• **STATED PROBLEM**: Leaving the pictures out, print the lines from the first line of the listing through the line containing "let cx = d => x(d) + x.bandwidth() / 2;", exactly as they read, and no others.
--- begin DATA SECTION ---
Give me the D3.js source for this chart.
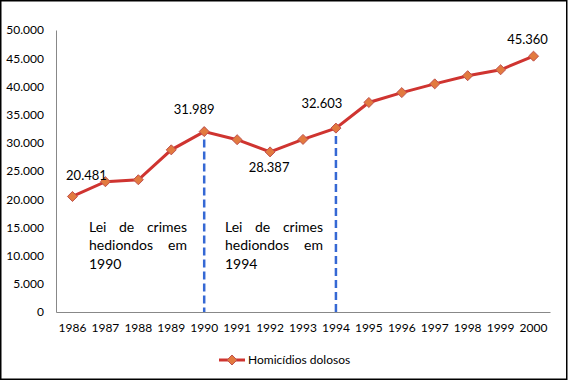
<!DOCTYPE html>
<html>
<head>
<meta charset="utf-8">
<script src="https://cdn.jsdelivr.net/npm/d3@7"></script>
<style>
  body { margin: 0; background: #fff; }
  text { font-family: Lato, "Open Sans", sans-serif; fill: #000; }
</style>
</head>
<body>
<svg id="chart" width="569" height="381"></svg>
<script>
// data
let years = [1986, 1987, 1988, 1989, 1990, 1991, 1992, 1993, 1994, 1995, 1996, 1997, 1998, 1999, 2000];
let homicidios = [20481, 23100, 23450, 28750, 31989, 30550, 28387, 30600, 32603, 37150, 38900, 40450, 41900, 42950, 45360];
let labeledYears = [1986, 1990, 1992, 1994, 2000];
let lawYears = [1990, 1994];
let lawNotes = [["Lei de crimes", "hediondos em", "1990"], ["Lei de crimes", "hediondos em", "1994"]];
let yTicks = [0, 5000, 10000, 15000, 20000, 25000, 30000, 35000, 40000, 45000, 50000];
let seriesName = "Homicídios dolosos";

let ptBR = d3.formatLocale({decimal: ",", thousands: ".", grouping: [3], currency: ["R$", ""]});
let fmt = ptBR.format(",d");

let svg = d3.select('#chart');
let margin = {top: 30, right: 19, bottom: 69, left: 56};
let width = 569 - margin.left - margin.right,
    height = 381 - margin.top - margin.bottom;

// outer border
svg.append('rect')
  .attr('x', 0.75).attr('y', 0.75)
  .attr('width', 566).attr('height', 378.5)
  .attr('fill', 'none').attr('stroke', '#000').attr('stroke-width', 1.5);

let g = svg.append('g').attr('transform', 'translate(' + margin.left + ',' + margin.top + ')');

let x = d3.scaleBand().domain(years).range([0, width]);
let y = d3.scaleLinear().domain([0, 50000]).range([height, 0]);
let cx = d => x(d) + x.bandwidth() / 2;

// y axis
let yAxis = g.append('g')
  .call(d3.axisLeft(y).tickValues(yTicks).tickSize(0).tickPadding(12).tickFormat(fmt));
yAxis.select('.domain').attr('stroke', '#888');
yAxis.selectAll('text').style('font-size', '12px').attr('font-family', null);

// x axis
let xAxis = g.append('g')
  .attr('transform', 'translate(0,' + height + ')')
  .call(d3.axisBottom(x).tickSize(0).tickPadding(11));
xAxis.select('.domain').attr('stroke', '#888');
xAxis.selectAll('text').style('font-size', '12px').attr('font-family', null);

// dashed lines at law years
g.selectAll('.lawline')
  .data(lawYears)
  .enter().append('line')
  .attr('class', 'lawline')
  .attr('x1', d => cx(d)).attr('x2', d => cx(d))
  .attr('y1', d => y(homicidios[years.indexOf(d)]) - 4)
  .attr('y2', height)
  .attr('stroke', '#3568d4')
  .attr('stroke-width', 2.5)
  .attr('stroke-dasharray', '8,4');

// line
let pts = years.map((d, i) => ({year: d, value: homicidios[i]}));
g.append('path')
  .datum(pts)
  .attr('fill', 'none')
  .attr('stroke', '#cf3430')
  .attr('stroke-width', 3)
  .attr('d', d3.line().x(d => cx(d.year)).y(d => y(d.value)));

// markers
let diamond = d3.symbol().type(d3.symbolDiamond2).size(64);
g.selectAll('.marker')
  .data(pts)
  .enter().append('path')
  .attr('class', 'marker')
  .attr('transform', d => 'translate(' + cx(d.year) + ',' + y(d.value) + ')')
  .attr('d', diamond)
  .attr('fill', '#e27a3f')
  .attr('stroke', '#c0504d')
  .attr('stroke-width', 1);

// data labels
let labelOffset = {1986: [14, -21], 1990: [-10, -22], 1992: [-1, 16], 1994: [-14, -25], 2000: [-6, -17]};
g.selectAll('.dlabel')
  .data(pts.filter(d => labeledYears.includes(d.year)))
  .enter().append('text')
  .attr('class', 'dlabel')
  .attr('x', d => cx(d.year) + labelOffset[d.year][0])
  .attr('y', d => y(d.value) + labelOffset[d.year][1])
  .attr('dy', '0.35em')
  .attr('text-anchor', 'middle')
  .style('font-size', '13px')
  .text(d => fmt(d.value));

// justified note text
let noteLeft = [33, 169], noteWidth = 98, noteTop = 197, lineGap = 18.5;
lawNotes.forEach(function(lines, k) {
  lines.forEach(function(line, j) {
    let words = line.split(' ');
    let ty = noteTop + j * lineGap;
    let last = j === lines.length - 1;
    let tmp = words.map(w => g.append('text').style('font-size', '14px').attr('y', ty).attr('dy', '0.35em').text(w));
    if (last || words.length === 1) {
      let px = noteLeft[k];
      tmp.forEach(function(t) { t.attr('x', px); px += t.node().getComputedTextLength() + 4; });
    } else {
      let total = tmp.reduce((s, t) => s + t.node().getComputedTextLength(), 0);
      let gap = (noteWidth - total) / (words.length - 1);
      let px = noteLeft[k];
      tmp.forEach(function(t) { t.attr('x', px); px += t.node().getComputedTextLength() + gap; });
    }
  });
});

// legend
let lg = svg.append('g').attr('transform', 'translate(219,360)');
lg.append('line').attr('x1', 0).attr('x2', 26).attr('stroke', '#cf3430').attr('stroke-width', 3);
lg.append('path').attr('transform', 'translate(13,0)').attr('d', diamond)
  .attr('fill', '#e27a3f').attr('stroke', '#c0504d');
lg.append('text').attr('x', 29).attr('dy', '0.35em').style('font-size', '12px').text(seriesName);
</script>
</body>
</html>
--- end DATA SECTION ---
• **RESPONSE**:
Give me the D3.js source for this chart.
<!DOCTYPE html>
<html>
<head>
<meta charset="utf-8">
<script src="https://cdn.jsdelivr.net/npm/d3@7"></script>
<style>
  body { margin: 0; background: #fff; }
  text { font-family: Lato, "Open Sans", sans-serif; fill: #000; }
</style>
</head>
<body>
<svg id="chart" width="569" height="381"></svg>
<script>
// data
let years = [1986, 1987, 1988, 1989, 1990, 1991, 1992, 1993, 1994, 1995, 1996, 1997, 1998, 1999, 2000];
let homicidios = [20481, 23100, 23450, 28750, 31989, 30550, 28387, 30600, 32603, 37150, 38900, 40450, 41900, 42950, 45360];
let labeledYears = [1986, 1990, 1992, 1994, 2000];
let lawYears = [1990, 1994];
let lawNotes = [["Lei de crimes", "hediondos em", "1990"], ["Lei de crimes", "hediondos em", "1994"]];
let yTicks = [0, 5000, 10000, 15000, 20000, 25000, 30000, 35000, 40000, 45000, 50000];
let seriesName = "Homicídios dolosos";

let ptBR = d3.formatLocale({decimal: ",", thousands: ".", grouping: [3], currency: ["R$", ""]});
let fmt = ptBR.format(",d");

let svg = d3.select('#chart');
let margin = {top: 30, right: 19, bottom: 69, left: 56};
let width = 569 - margin.left - margin.right,
    height = 381 - margin.top - margin.bottom;

// outer border
svg.append('rect')
  .attr('x', 0.75).attr('y', 0.75)
  .attr('width', 566).attr('height', 378.5)
  .attr('fill', 'none').attr('stroke', '#000').attr('stroke-width', 1.5);

let g = svg.append('g').attr('transform', 'translate(' + margin.left + ',' + margin.top + ')');

let x = d3.scaleBand().domain(years).range([0, width]);
let y = d3.scaleLinear().domain([0, 50000]).range([height, 0]);
let cx = d => x(d) + x.bandwidth() / 2;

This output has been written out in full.